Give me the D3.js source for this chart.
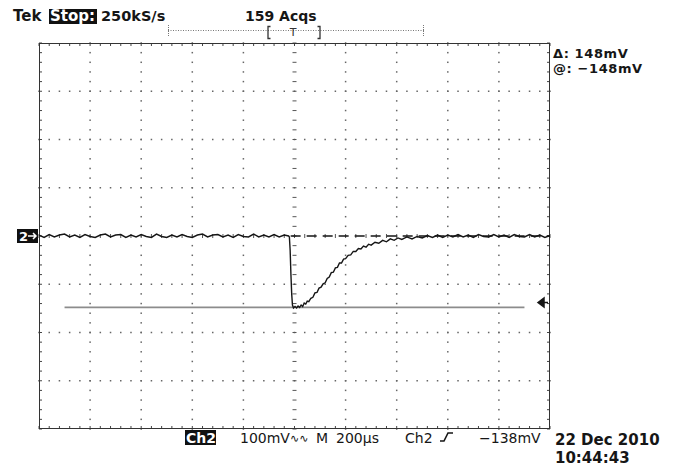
<!DOCTYPE html>
<html>
<head>
<meta charset="utf-8">
<script src="https://cdn.jsdelivr.net/npm/d3@7"></script>
<style>
  html, body { margin: 0; padding: 0; background: #fff; }
  svg { display: block; font-family: "DejaVu Sans", sans-serif; }
</style>
</head>
<body>
<svg id="scope" width="676" height="468"></svg>
<script>
// scope settings: 10 div x 200us, 8 div x 100mV
const timeDomainUs = [0, 2000];
const voltDomainMv = [-400, 400];
const timePerDivUs = 200;
const voltPerDivMv = 100;

// channel 2 trace, [time us, level mV]
const trace = [
  [0, 2], [20, -3], [40, 3], [60, -2], [80, 2], [100, 4], [120, -2], [140, 2], [160, -3], [180, 3],
  [200, -1], [220, -3], [240, 2], [260, 4], [280, -2], [300, 2], [320, 3], [340, -3], [360, 2], [380, -2],
  [400, 3], [420, -1], [440, -3], [460, 4], [480, -1], [500, -3], [520, 2], [540, -2], [560, 3], [580, -1],
  [600, -3], [620, 2], [640, 4], [660, -2], [680, 2], [700, 3], [720, -2], [740, 2], [760, -3], [780, 3],
  [800, -1], [820, -2], [840, 4], [860, -2], [880, 2], [900, -2], [920, 3], [940, -2], [960, 2], [977, 0],
  [980, -2], [983, -30], [986, -80], [989, -120], [992, -143], [996, -149], [1002, -146], [1008, -149], [1014, -145], [1020, -148],
  [1026, -143], [1032, -146], [1038, -139], [1044, -141], [1050, -135], [1056, -136], [1064, -129], [1072, -127], [1080, -118], [1088, -117],
  [1096, -108], [1104, -106], [1112, -99], [1120, -97], [1128, -88], [1136, -85], [1144, -76], [1152, -75], [1160, -66], [1168, -65],
  [1176, -56], [1184, -56], [1192, -48], [1200, -47], [1210, -40], [1220, -39], [1230, -32], [1240, -32], [1250, -26], [1260, -27],
  [1270, -21], [1280, -23], [1290, -17], [1300, -19], [1315, -13], [1330, -15], [1345, -9], [1360, -12], [1375, -6], [1390, -9],
  [1405, -4], [1420, -7], [1440, -2], [1460, -6], [1480, -1], [1500, -4], [1520, 1], [1540, -3], [1560, 2], [1580, -3],
  [1600, 2], [1620, -2], [1640, 3], [1660, -2], [1680, 2], [1700, -3], [1720, 3], [1740, -1], [1760, -2], [1780, 3],
  [1800, -2], [1820, 2], [1840, -3], [1860, 3], [1880, -1], [1900, -2], [1920, 3], [1940, -2], [1960, 2], [1980, -3], [2000, 1]
];

const refLineUs = [985, 2000];   // dashed level at 0 mV
const refLevelMv = 0;
const cursorSpanUs = [100, 1900];
const cursorMv = -148;
const triggerMv = -138;

const topLabels = ['Tek', 'Stop:', '250kS/s', '159 Acqs'];
const cursorReadout = ['\u0394: 148mV', '@: \u2212148mV'];
const bottomLabels = ['Ch2', '100mV', 'M', '200\u00b5s', 'Ch2', '\u2212138mV'];
const dateLabels = ['22 Dec 2010', '10:44:43'];

const plot = { left: 39, right: 550, top: 43, bottom: 429 };
const ink = '#161616';
const svg = d3.select('#scope');

const x = d3.scaleLinear().domain(timeDomainUs).range([plot.left, plot.right]);
const y = d3.scaleLinear().domain(voltDomainMv).range([plot.bottom, plot.top]);

const minorX = d3.range(timeDomainUs[0], timeDomainUs[1] + 1, timePerDivUs / 5);
const minorY = d3.range(voltDomainMv[0], voltDomainMv[1] + 1, voltPerDivMv / 5);
const majorX = d3.range(timeDomainUs[0] + timePerDivUs, timeDomainUs[1], timePerDivUs);
const majorY = d3.range(voltDomainMv[0] + voltPerDivMv, voltDomainMv[1], voltPerDivMv);
const midT = (timeDomainUs[0] + timeDomainUs[1]) / 2;
const midV = (voltDomainMv[0] + voltDomainMv[1]) / 2;

// graticule dots
const grid = svg.append('g');
const dots = d3.cross(majorX.filter(t => t !== midT), minorY)
  .concat(d3.cross(minorX, majorY.filter(v => v !== midV)));
grid.selectAll('rect.dot')
  .data(dots)
  .enter()
  .append('rect')
  .attr('class', 'dot')
  .attr('x', d => x(d[0]) - 0.75)
  .attr('y', d => y(d[1]) - 0.75)
  .attr('width', 1.5)
  .attr('height', 1.5)
  .attr('fill', '#666');

// center cross ticks
grid.selectAll('line.cy')
  .data(minorY)
  .enter()
  .append('line')
  .attr('x1', x(midT) - 2).attr('x2', x(midT) + 2)
  .attr('y1', d => y(d)).attr('y2', d => y(d))
  .attr('stroke', '#555');
grid.selectAll('line.cx')
  .data(minorX)
  .enter()
  .append('line')
  .attr('y1', y(midV) - 2).attr('y2', y(midV) + 2)
  .attr('x1', d => x(d)).attr('x2', d => x(d))
  .attr('stroke', '#555');

// border ticks
const ticks = svg.append('g').attr('stroke', '#444');
ticks.selectAll(null).data(minorX).enter().append('line')
  .attr('x1', d => x(d)).attr('x2', d => x(d)).attr('y1', plot.top).attr('y2', plot.top + 3);
ticks.selectAll(null).data(minorX).enter().append('line')
  .attr('x1', d => x(d)).attr('x2', d => x(d)).attr('y1', plot.bottom).attr('y2', plot.bottom - 3);
ticks.selectAll(null).data(minorY).enter().append('line')
  .attr('y1', d => y(d)).attr('y2', d => y(d)).attr('x1', plot.left).attr('x2', plot.left + 3);
ticks.selectAll(null).data(minorY).enter().append('line')
  .attr('y1', d => y(d)).attr('y2', d => y(d)).attr('x1', plot.right).attr('x2', plot.right - 3);

svg.append('rect')
  .attr('x', plot.left + 0.5).attr('y', plot.top + 0.5)
  .attr('width', plot.right - plot.left - 1).attr('height', plot.bottom - plot.top - 1)
  .attr('fill', 'none').attr('stroke', '#333');

// cursor line and trigger level arrow
svg.append('line')
  .attr('x1', x(cursorSpanUs[0])).attr('x2', x(cursorSpanUs[1]))
  .attr('y1', y(cursorMv)).attr('y2', y(cursorMv))
  .attr('stroke', '#8c8c8c').attr('stroke-width', 1.6);
const ty = y(triggerMv);
svg.append('path')
  .attr('d', `M${plot.right - 12},${ty} L${plot.right - 6},${ty - 4.5} L${plot.right - 6},${ty + 4.5} Z M${plot.right - 6},${ty} L${plot.right - 2},${ty}`)
  .attr('fill', ink).attr('stroke', ink).attr('stroke-width', 1.5);

// reference level and trace
svg.append('line')
  .attr('x1', x(refLineUs[0])).attr('x2', x(refLineUs[1]))
  .attr('y1', y(refLevelMv)).attr('y2', y(refLevelMv))
  .attr('stroke', ink).attr('stroke-width', 1.6).attr('stroke-dasharray', '10,6');
svg.append('path')
  .datum(trace)
  .attr('d', d3.line().x(d => x(d[0])).y(d => y(d[1])))
  .attr('fill', 'none').attr('stroke', ink).attr('stroke-width', 1.4);

// ground marker "2->"
const gy = y(0);
svg.append('rect').attr('x', 17).attr('y', gy - 7).attr('width', 21).attr('height', 14).attr('fill', '#111');
svg.append('text').attr('x', 19).attr('y', gy + 5).attr('fill', '#fff')
  .attr('font-size', 13).attr('font-weight', 'bold').text('2');
svg.append('path')
  .attr('d', `M28,${gy} L36,${gy} M33,${gy - 3} L36,${gy} L33,${gy + 3}`)
  .attr('fill', 'none').attr('stroke', '#fff').attr('stroke-width', 1.5);

// header
const head = svg.append('g').attr('font-size', 15).attr('font-weight', 'bold').attr('fill', ink);
head.append('text').attr('x', 13).attr('y', 21).text(topLabels[0]);
head.append('rect').attr('x', 49).attr('y', 9).attr('width', 48).attr('height', 15).attr('fill', '#111');
head.append('text').attr('x', 50).attr('y', 21).attr('fill', '#fff').text(topLabels[1]);
head.append('text').attr('x', 101).attr('y', 21).attr('font-size', 14.5).text(topLabels[2]);
head.append('text').attr('x', 245).attr('y', 21).attr('font-size', 14).text(topLabels[3]);

// record bar
const bar = svg.append('g').attr('stroke', '#777').attr('fill', 'none');
bar.append('line').attr('x1', 168).attr('x2', 424).attr('y1', 30.5).attr('y2', 30.5).attr('stroke-dasharray', '1,1.5');
bar.append('line').attr('x1', 168.5).attr('x2', 168.5).attr('y1', 25).attr('y2', 36).attr('stroke-dasharray', '1,1');
bar.append('line').attr('x1', 423.5).attr('x2', 423.5).attr('y1', 25).attr('y2', 36).attr('stroke-dasharray', '1,1');
bar.append('path').attr('d', 'M270.5,26.5 H268 V38.5 H270.5').attr('stroke', '#333').attr('stroke-width', 1.3);
bar.append('path').attr('d', 'M317.5,26.5 H320 V38.5 H317.5').attr('stroke', '#333').attr('stroke-width', 1.3);
svg.append('text').attr('x', 293).attr('y', 36).attr('text-anchor', 'middle')
  .attr('font-size', 11).attr('fill', '#333').text('T');

// cursor readout
const readout = svg.append('g').attr('font-size', 13).attr('font-weight', 'bold').attr('fill', ink)
  .attr('letter-spacing', 0.6);
readout.selectAll('text').data(cursorReadout).enter().append('text')
  .attr('x', 553).attr('y', (d, i) => 57.5 + i * 15.5).text(d => d);

// bottom status line
const foot = svg.append('g').attr('font-size', 14).attr('fill', ink);
foot.append('rect').attr('x', 185).attr('y', 430).attr('width', 31).attr('height', 15).attr('fill', '#111');
foot.append('text').attr('x', 186).attr('y', 443).attr('fill', '#fff').attr('font-weight', 'bold').text(bottomLabels[0]);
foot.append('text').attr('x', 240).attr('y', 443).text(bottomLabels[1]);
foot.append('text').attr('x', 290).attr('y', 442).attr('font-size', 11).text('\u223f\u223f');
foot.append('text').attr('x', 316).attr('y', 443).text(bottomLabels[2]);
foot.append('text').attr('x', 336).attr('y', 443).text(bottomLabels[3]);
foot.append('text').attr('x', 405).attr('y', 443).text(bottomLabels[4]);
foot.append('path').attr('d', 'M440,441 H444 L448,433 H453')
  .attr('fill', 'none').attr('stroke', ink).attr('stroke-width', 1.6);
foot.append('text').attr('x', 479).attr('y', 443).text(bottomLabels[5]);

const date = svg.append('g').attr('font-size', 15).attr('font-weight', 'bold').attr('fill', ink);
date.selectAll('text').data(dateLabels).enter().append('text')
  .attr('x', 555).attr('y', (d, i) => 445 + i * 18).text(d => d);
</script>
</body>
</html>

Requirement — Print the data above verbatim from the first line through the line holding "const voltPerDivMv = 100;", leaving every picture out.

Task response —
Give me the D3.js source for this chart.
<!DOCTYPE html>
<html>
<head>
<meta charset="utf-8">
<script src="https://cdn.jsdelivr.net/npm/d3@7"></script>
<style>
  html, body { margin: 0; padding: 0; background: #fff; }
  svg { display: block; font-family: "DejaVu Sans", sans-serif; }
</style>
</head>
<body>
<svg id="scope" width="676" height="468"></svg>
<script>
// scope settings: 10 div x 200us, 8 div x 100mV
const timeDomainUs = [0, 2000];
const voltDomainMv = [-400, 400];
const timePerDivUs = 200;
const voltPerDivMv = 100;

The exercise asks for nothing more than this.